I haven't heard "the Indians" proposing much lately. Mostly it's Governor Davis who's doing the proposing. In fact, several tribes have said they'd be happy to stick with the present compacts "as-is."
Some gaming tribes are ready to negotiate. Others are holding back. So who are "the Indians" you're referring to? They're hardly a monolith, as a casual reading of PECHANGA.net would reveal.
And you say *I* don't have a clue? That's funny.
What our legislators are doing is called democracy. I suggest you get used to it. If you don't like it, you can work to elect new legislators. Or spend a couple years and several million dollars passing an initiative. "The Indians" did it, so you can too.
>> Notice that the expansion of gaming doesn't apply to paragraph "F".....read on...this should make you happy if it passes <<
This bill wouldn't increase Indian gaming. It simply reiterates what we already know: that a state can't regulate Indian gaming unilaterally. Why? Because Indian nations, like states, are sovereign governments.
If the state wants to limit gambling as much as possible, why shouldn't it? If you're in favor of unlimited gambling everywhere, just say so and we can discuss it.
>> kind of reminds me of the Indian Sacred Land Bill...I'm sure we will see that one again soon <<
And why not, since it was a good idea that would've protected Native religious rights while limiting destructive development? But at least it proved "the Indians" don't control the legislature or the governor. Another stereotype shot down in flames.
>> A Brief Exposé of America's Devastating Indian Policies <<
Nothing new here. The "facts" and opinions in this article are well-known to me and everyone in Indian country.
The tribes aren't responsible for the shifts in federal Indian policies toward them. I'm sure they'd be happy to retain their original status as sovereign "foreign nations."
Congress repudiated its termination and assimilation policies as failures back in the 1960s. That's long before tribes allegedly became political powers with gaming funds to throw around.
I'm way ahead of you on the "Indians as welfare recipients" argument. In fact, I've addressed it so often I have a page devoted to the subject: Indians as Welfare Recipients. Learn how easily one can dispute and dismiss arguments like Darrel Smith's.
Smith's article was published in 1997, before Indian gaming started raising the standard of living on many reservations. Now tribes are doing what Smith would like them to do: raising themselves by their own bootstraps.
The references to the Standing Rock Indian Reservation are almost irrelevant since it's only one of 560-plus recognized tribes. The references to election fraud and increased corruption are almost irrelevant since they're undocumented.

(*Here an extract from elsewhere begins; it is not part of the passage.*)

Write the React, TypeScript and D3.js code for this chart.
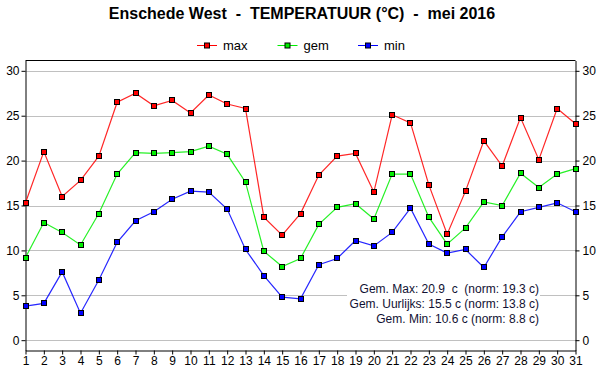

If one of the 560 largest city governments in the US was corrupt, would that be cause for alarm? No, we'd say that was a remarkable record of corruption-free governance. So I'm not impressed with a few scandals here and there. Document how 10% or 25% of tribal governments are corrupt and scandal-ridden and we'll talk about it.

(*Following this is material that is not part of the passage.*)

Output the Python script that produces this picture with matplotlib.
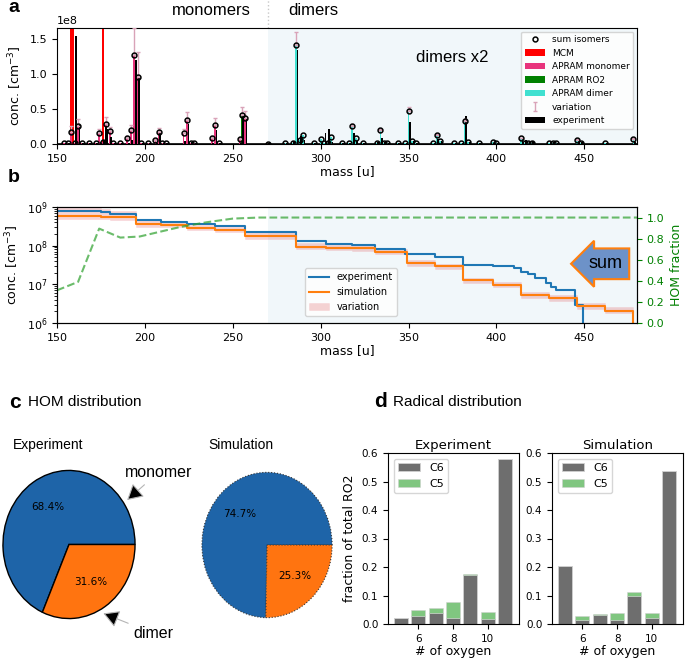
import numpy as np
import matplotlib
matplotlib.use('Agg')
import matplotlib.pyplot as plt
import matplotlib.transforms as mtransforms

# ---- panel a: spectrum (values in 1e8 cm-3) ----
mass_a = [154, 156, 158, 159, 160, 162, 164, 168, 172, 174, 176, 177, 178, 180, 182, 186,
          190, 192, 194, 196, 198, 202, 206, 208, 210, 212, 222, 224, 226, 228, 238, 240,
          242, 254, 255, 257,
          270, 280, 284, 286, 288, 290, 296, 300, 302, 304, 306, 312, 316, 318, 320, 324,
          332, 334, 336, 338, 344, 348, 350, 352, 354, 364, 366, 368, 376, 380, 382, 384,
          390, 398, 400, 414, 416, 418, 420, 430, 432, 434, 446, 448, 462, 478]
exp_a = [0.01, 0.01, 0.0, 0.0, 1.54, 0.27, 0.02, 0.01, 0.01, 0.03, 0.05, 0.26, 0.22, 0.10, 0.01, 0.01,
         0.02, 0.05, 1.20, 0.95, 0.01, 0.01, 0.01, 0.15, 0.02, 0.01, 0.04, 0.28, 0.03, 0.02, 0.01, 0.20,
         0.01, 0.02, 0.40, 0.37,
         0.01, 0.01, 0.04, 1.33, 0.12, 0.05, 0.01, 0.02, 0.15, 0.22, 0.03, 0.02, 0.02, 0.15, 0.04, 0.02,
         0.03, 0.08, 0.03, 0.02, 0.01, 0.02, 0.32, 0.04, 0.02, 0.02, 0.07, 0.04, 0.01, 0.02, 0.40, 0.03,
         0.01, 0.02, 0.02, 0.07, 0.05, 0.04, 0.04, 0.03, 0.03, 0.02, 0.04, 0.03, 0.01, 0.03]
mcm = [0, 0, 2.0, 2.0, 0, 0, 0, 0, 0, 0, 2.0, 0, 0, 0, 0, 0,
       0, 0, 0, 0, 0, 0, 0, 0, 0, 0, 0, 0, 0, 0, 0, 0,
       0, 0, 0, 0,
       0, 0, 0, 0, 0, 0, 0, 0, 0, 0, 0, 0, 0, 0, 0, 0,
       0, 0, 0, 0, 0, 0, 0, 0, 0, 0, 0, 0, 0, 0, 0, 0,
       0, 0, 0, 0, 0, 0, 0, 0, 0, 0, 0, 0, 0, 0]
apram_mono = [0.01, 0.02, 0.17, 0, 0.02, 0.26, 0.01, 0.01, 0.01, 0.16, 0.03, 0, 0.29, 0.18, 0.01, 0.01,
              0.09, 0.20, 1.26, 0.96, 0.01, 0.01, 0.05, 0.17, 0.02, 0.01, 0.16, 0.34, 0.02, 0.01, 0.08, 0.27,
              0.01, 0.07, 0, 0.37,
              0, 0, 0, 0, 0, 0, 0, 0, 0, 0, 0, 0, 0, 0, 0, 0,
              0, 0, 0, 0, 0, 0, 0, 0, 0, 0, 0, 0, 0, 0, 0, 0,
              0, 0, 0, 0, 0, 0, 0, 0, 0, 0, 0, 0, 0, 0]
apram_ro2 = [0, 0, 0, 0, 0, 0, 0, 0, 0, 0, 0, 0, 0, 0, 0, 0,
             0, 0, 0, 0, 0, 0, 0, 0, 0, 0, 0, 0, 0, 0, 0, 0,
             0, 0, 0.41, 0,
             0, 0, 0, 0, 0, 0, 0, 0, 0, 0, 0, 0, 0, 0, 0, 0,
             0, 0, 0, 0, 0, 0, 0, 0, 0, 0, 0, 0, 0, 0, 0, 0,
             0, 0, 0, 0, 0, 0, 0, 0, 0, 0, 0, 0, 0, 0]
apram_dimer = [0, 0, 0, 0, 0, 0, 0, 0, 0, 0, 0, 0, 0, 0, 0, 0,
               0, 0, 0, 0, 0, 0, 0, 0, 0, 0, 0, 0, 0, 0, 0, 0,
               0, 0, 0, 0,
               0.005, 0.01, 0.01, 1.41, 0.05, 0.13, 0.01, 0.07, 0.01, 0.01, 0.10, 0.01, 0.01, 0.26, 0.09, 0.01,
               0.02, 0.20, 0.02, 0.01, 0.01, 0.01, 0.47, 0.04, 0.02, 0.01, 0.13, 0.04, 0.01, 0.01, 0.33, 0.03,
               0.01, 0.03, 0.01, 0.08, 0.01, 0.01, 0.01, 0.02, 0.01, 0.01, 0.06, 0.01, 0.02, 0.07]
var_up = [0, 0, 0.08, 0, 0, 0.10, 0, 0, 0, 0.05, 0, 0, 0.09, 0.06, 0, 0,
          0.03, 0.07, 0.39, 0.35, 0, 0, 0.02, 0.06, 0, 0, 0.06, 0.12, 0, 0, 0.03, 0.10,
          0, 0.02, 0.11, 0.10,
          0, 0, 0, 0.19, 0, 0, 0, 0, 0, 0, 0, 0, 0, 0.02, 0, 0,
          0, 0.02, 0, 0, 0, 0, 0.06, 0, 0, 0, 0.01, 0, 0, 0, 0.03, 0,
          0, 0, 0, 0.01, 0, 0, 0, 0, 0, 0, 0.01, 0, 0, 0.01]

# ---- panel b: cumulative sums ----
exp_b_mass = [150, 175, 180, 195, 209, 224, 240, 257, 286, 303, 318, 331, 348, 365, 381, 398,
              410, 414, 418, 422, 428, 431, 434, 445, 449]
exp_b = [7.7e8, 7.3e8, 6.4e8, 4.5e8, 4.1e8, 3.6e8, 3.2e8, 2.3e8, 1.35e8, 1.1e8, 1.07e8, 8.1e7,
         6.2e7, 5.2e7, 3.1e7, 3.0e7, 2.6e7, 2.1e7, 1.8e7, 1.5e7, 1.1e7, 8.5e6, 7.2e6, 3.0e6, 1e5]
sim_b_mass = [150, 175, 180, 195, 209, 224, 240, 257, 286, 303, 318, 331, 349, 365, 381, 398,
              414, 430, 446, 462, 478]
sim_b = [5.9e8, 5.6e8, 5.5e8, 3.7e8, 3.5e8, 2.9e8, 2.6e8, 1.8e8, 9.5e7, 8.8e7, 8.7e7, 7.0e7,
         3.6e7, 2.9e7, 1.27e7, 9.8e6, 5.2e6, 4.5e6, 2.7e6, 2.1e6, 1e5]
sim_hi = [9.5e8, 9.0e8, 8.0e8, 4.6e8, 4.3e8, 3.5e8, 3.1e8, 2.2e8, 1.15e8, 1.05e8, 1.02e8, 8.2e7,
          4.3e7, 3.4e7, 1.5e7, 1.15e7, 6.2e6, 5.3e6, 3.3e6, 2.6e6, 1e5]
sim_lo = [5.0e8, 4.8e8, 4.7e8, 3.1e8, 3.0e8, 2.5e8, 2.2e8, 1.5e8, 8.0e7, 7.5e7, 7.4e7, 6.0e7,
          3.0e7, 2.5e7, 1.08e7, 8.3e6, 4.4e6, 3.8e6, 2.3e6, 1.8e6, 1e5]
hom_mass = [150, 162, 174, 186, 197, 220, 235, 250, 265, 480]
hom_frac = [0.31, 0.39, 0.895, 0.81, 0.82, 0.91, 0.955, 0.99, 1.0, 1.0]

# ---- panel c ----
pie_labels = ['monomer', 'dimer']
pie_exp = [68.4, 31.6]
pie_sim = [74.7, 25.3]

# ---- panel d ----
n_oxygen = [5, 6, 7, 8, 9, 10, 11]
exp_c6 = [0.022, 0.028, 0.037, 0.022, 0.172, 0.016, 0.578]
exp_c5 = [0.0, 0.020, 0.019, 0.056, 0.003, 0.026, 0.0]
sim_c6 = [0.205, 0.013, 0.031, 0.015, 0.098, 0.022, 0.537]
sim_c5 = [0.0, 0.014, 0.003, 0.023, 0.016, 0.018, 0.0]

W, H = 685, 658
fig = plt.figure(figsize=(W / 100, H / 100), dpi=100)
TXT = 'Liberation Sans'


def px_axes(l, t, r, b):
    return fig.add_axes([l / W, 1 - b / H, (r - l) / W, (b - t) / H])


blue_shade = dict(color='tab:blue', alpha=0.06, lw=0)

# ================= a =================
axa = px_axes(57, 28, 637, 144)
axa.axvspan(270, 480, **blue_shade)
m = np.array(mass_a, dtype=float)
mono = np.array(apram_mono) * 1e8
ro2 = np.array(apram_ro2) * 1e8
dim = np.array(apram_dimer) * 1e8
tot = mono + ro2 + dim
axa.axhline(0, color='k', lw=1.2, zorder=1)
b_exp = axa.bar(m + 0.8, np.array(exp_a) * 1e8, width=1.0, color='k', zorder=3, label='experiment')
b_mcm = axa.bar(m, np.array(mcm) * 1e8, width=1.0, color='red', zorder=2, label='MCM')
b_mono = axa.bar(m, mono, width=1.0, color='#e8347c', zorder=2, label='APRAM monomer')
b_ro2 = axa.bar(m, ro2, bottom=mono, width=1.0, color='green', zorder=2, label='APRAM RO2')
b_dim = axa.bar(m, dim, bottom=mono + ro2, width=1.0, color='turquoise', zorder=2, label='APRAM dimer')
up = np.array(var_up) * 1e8
sel = up > 0
err = axa.errorbar(m[sel], tot[sel], yerr=[np.zeros(sel.sum()), up[sel]], fmt='none',
                   ecolor='#d9a3b8', elinewidth=1, capsize=1.5, zorder=4, label='variation')
pos = tot > 0
circ, = axa.plot(m[pos], tot[pos], 'o', ls='none', mfc='none', mec='k', ms=3.5, mew=1.1,
                 zorder=5, label='sum isomers')
axa.set_xlim(150, 480)
axa.set_ylim(0, 1.65e8)
axa.set_xticks([150, 200, 250, 300, 350, 400, 450])
axa.tick_params(labelsize=8)
axa.yaxis.get_offset_text().set_fontsize(8)
axa.set_xlabel('mass [u]', fontsize=9, labelpad=1)
axa.set_ylabel('conc. [cm$^{-3}$]', fontsize=9)
axa.legend([circ, b_mcm, b_mono, b_ro2, b_dim, err, b_exp],
           ['sum isomers', 'MCM', 'APRAM monomer', 'APRAM RO2', 'APRAM dimer', 'variation', 'experiment'],
           loc='upper right', fontsize=6.5, borderaxespad=0.4, handlelength=2.2)
trans_a = mtransforms.blended_transform_factory(axa.transData, axa.transAxes)
axa.text(238, 1.155, 'monomers', transform=trans_a, ha='center', va='center', fontsize=12, family=TXT)
axa.text(296, 1.155, 'dimers', transform=trans_a, ha='center', va='center', fontsize=12, family=TXT)
axa.plot([270, 270], [1.0, 1.25], transform=trans_a, ls=':', color='#c8c8c8', lw=1, clip_on=False)
axa.text(375, 0.75, 'dimers x2', transform=trans_a, ha='center', va='center', fontsize=12, family=TXT)
fig.text(8 / W, 1 - 8 / H, 'a', fontsize=14, weight='bold', family=TXT, va='center')

# ================= b =================
axb = px_axes(57, 207, 637, 323)
axb.axvspan(270, 480, **blue_shade)
fb = axb.fill_between(sim_b_mass, sim_lo, sim_hi, step='post', color='tab:red', alpha=0.2,
                      edgecolor='#f0a0a8', lw=0.6, label='variation')
le, = axb.step(exp_b_mass, exp_b, where='post', color='tab:blue', lw=1.5, label='experiment')
ls_, = axb.step(sim_b_mass, sim_b, where='post', color='tab:orange', lw=1.5, label='simulation')
axb.set_yscale('log')
axb.set_ylim(1e6, 1e9)
axb.set_xlim(150, 480)
axb.set_xticks([150, 200, 250, 300, 350, 400, 450])
axb.tick_params(labelsize=8)
axb.set_xlabel('mass [u]', fontsize=9, labelpad=1)
axb.set_ylabel('conc. [cm$^{-3}$]', fontsize=9)
axb.legend([le, ls_, fb], ['experiment', 'simulation', 'variation'], loc='lower left',
           bbox_to_anchor=(0.42, 0.02), fontsize=7)
axb.text(462, 3.4e7, 'sum', ha='center', va='center', fontsize=13, family=TXT,
         bbox=dict(boxstyle='larrow,pad=0.38', fc='#6d92c8', ec='#ff7f0e', lw=1.5))
axb2 = axb.twinx()
axb2.plot(hom_mass, hom_frac, ls='--', color='tab:green', alpha=0.7, lw=1.5)
axb2.set_ylim(0, 1.1)
axb2.set_yticks([0, 0.2, 0.4, 0.6, 0.8, 1.0])
axb2.tick_params(labelsize=8, colors='green')
axb2.set_ylabel('HOM fraction', fontsize=9, color='green')
fig.text(8 / W, 1 - 178 / H, 'b', fontsize=14, weight='bold', family=TXT, va='center')

# ================= c =================
fig.text(9 / W, 1 - 403 / H, 'c', fontsize=15, weight='bold', family=TXT, va='center')
fig.text(28 / W, 1 - 402 / H, 'HOM distribution', fontsize=11, family=TXT, va='center')
pie_colors = ['#1e64a8', '#ff7410']

axc1 = px_axes(-1, 466, 139, 623)
axc1.pie(pie_exp, colors=pie_colors, autopct='%1.1f%%', startangle=0,
         wedgeprops=dict(edgecolor='k', lw=1), textprops=dict(fontsize=7.5))
axc1.set_aspect('auto')
axc1.set_xlim(-1.06, 1.06)
axc1.set_ylim(-1.06, 1.06)
arrow_kw = dict(arrowstyle='-|>,head_length=0.8,head_width=0.45', fc='k', ec='#b5b5b5', lw=0.8,
                mutation_scale=12, shrinkB=0)
axc1.annotate(pie_labels[0], xy=(0.88, 0.6), xytext=(1.35, 0.97), ha='center', va='center',
              fontsize=11.5, family=TXT, arrowprops=arrow_kw, annotation_clip=False)
axc1.annotate(pie_labels[1], xy=(0.52, -0.93), xytext=(1.28, -1.2), ha='center', va='center',
              fontsize=11.5, family=TXT, arrowprops=arrow_kw, annotation_clip=False)
fig.text(13 / W, 1 - 445 / H, 'Experiment', fontsize=10, family=TXT, va='center')

axc2 = px_axes(198, 468, 336, 622)
axc2.pie(pie_sim, colors=pie_colors, autopct='%1.1f%%', startangle=0,
         wedgeprops=dict(edgecolor='#333333', lw=0.8, ls=':'), textprops=dict(fontsize=7.5))
axc2.set_aspect('auto')
axc2.set_xlim(-1.06, 1.06)
axc2.set_ylim(-1.06, 1.06)
fig.text(208 / W, 1 - 445 / H, 'Simulation', fontsize=10, family=TXT, va='center')

# ================= d =================
fig.text(374 / W, 1 - 402 / H, 'd', fontsize=15, weight='bold', family=TXT, va='center')
fig.text(393 / W, 1 - 402 / H, 'Radical distribution', fontsize=11, family=TXT, va='center')
for (l, r), c6, c5, title in [((388, 519), exp_c6, exp_c5, 'Experiment'),
                              ((552, 683), sim_c6, sim_c5, 'Simulation')]:
    ax = px_axes(l, 453, r, 624)
    ax.bar(n_oxygen, c6, width=0.8, color='#6e6e6e', edgecolor='#d0d0d0', lw=0.6, label='C6')
    ax.bar(n_oxygen, c5, bottom=c6, width=0.8, color='tab:green', alpha=0.6,
           edgecolor='#d0d0d0', lw=0.6, label='C5')
    ax.set_xlim(4.25, 11.8)
    ax.set_ylim(0, 0.6)
    ax.set_xticks([6, 8, 10])
    ax.tick_params(labelsize=7.5)
    ax.set_title(title, fontsize=9.5, pad=3)
    ax.set_xlabel('# of oxygen', fontsize=9, labelpad=1)
    ax.legend(loc='upper left', fontsize=8)
    if title == 'Experiment':
        ax.set_ylabel('fraction of total RO2', fontsize=9)

fig.savefig('out.png', dpi=100)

In other words, there's no indication the problems are any worse than they are in non-Indian areas. The Standing Rock Sioux could send investigators to figure out how Bush stole the 2000 election in Florida, for instance. With Bush's stock sales and Cheney's secret meetings with energy regulators, not to mention dozens of sweetheart deals with corporations large and small, this administration is already wallowing in corruption.
Don't even bother starting on Time magazine's "expose" last December. A few dozen commentators have dismissed it as biased rubbish. Again, see Responses to TIME's Attack on Indian Gaming for details.
I'm still waiting for you to tell me something I don't know. Smith's opinion that the reservation system makes Indians "dependent" is just that—an opinion. I say the mortgage deductions and other tax breaks you get from the IRS make you dependent also. Give up the benefits you get from the government and then we'll discuss why Indians should give up their "benefits."